VERMONT – After months of search, the Islamic Society of Vermont has hired Abdullah Al-Ansari, a US army veteran, prison chaplain, and scholar of Arabic and Islamic studies, to be its new imam.
“He’s a good fit,” Yusuf Ali, head of the imam-hiring committee, said of Al-Ansari, Seven Days reported.
He called the new imam a “modern thinker” and “good speaker” who can relate to both young and old.
The mosque started a search for the new imam after Islam Hassan, the ISVT’s former imam, relocated to Ohio last summer.
Al-Ansari will start his new tasks as ISVT imam on April 1.
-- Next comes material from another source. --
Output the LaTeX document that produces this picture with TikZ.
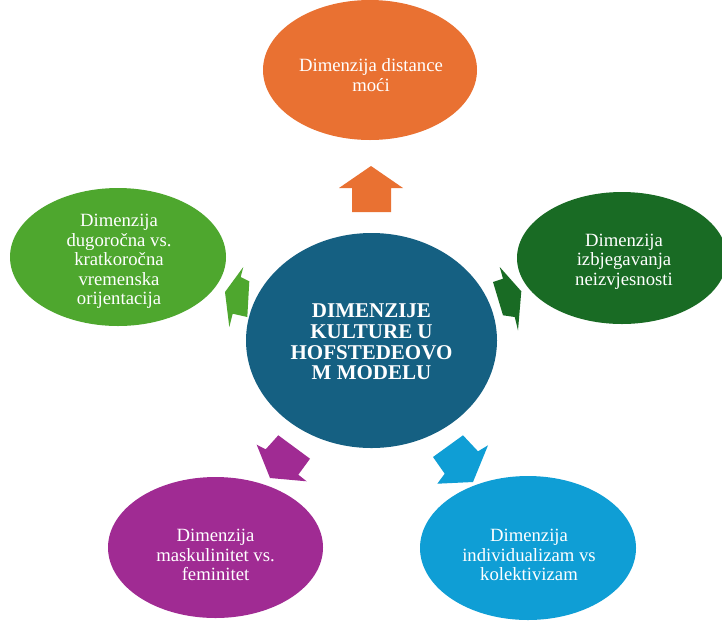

The hiring committee, which includes ISVT president Taysir Al-Khatib, two women and two University of Vermont students, assessed the candidates on a number of criteria, such as their leadership skills, knowledge about Islam and ability to develop youth programs.
It’s also essential that the imam has good interpersonal and communication skills in order to build relationships with other faith groups, Ali added.
A convert to Islam since 1992, when he was in his twenties, Al-Ansari is a PhD candidate in Near Eastern Languages and Cultures at Indiana University in Bloomington.
As the number of Muslims in the United States grows, the number of mosques has also jumped 74 percent over the past decade.
However, there is a severe shortage of full-time imams to meet the religious needs of growing worshippers.
Another problem is that there is a shortage of young American imams who can easily connect to the younger generations of US-born Muslims.
A recent survey by the Islamic Society of North America (ISNA) showed that only 44 percent of American imams are salaried and full-time. The rest are volunteer religious leaders.
Four out of five imams in the United States were born and educated outside the country, mostly in Egypt, Saudi Arabia and India.
Raised in a different culture from their parents, third-generation American Muslims feel alienated from mosques and from religious culture altogether.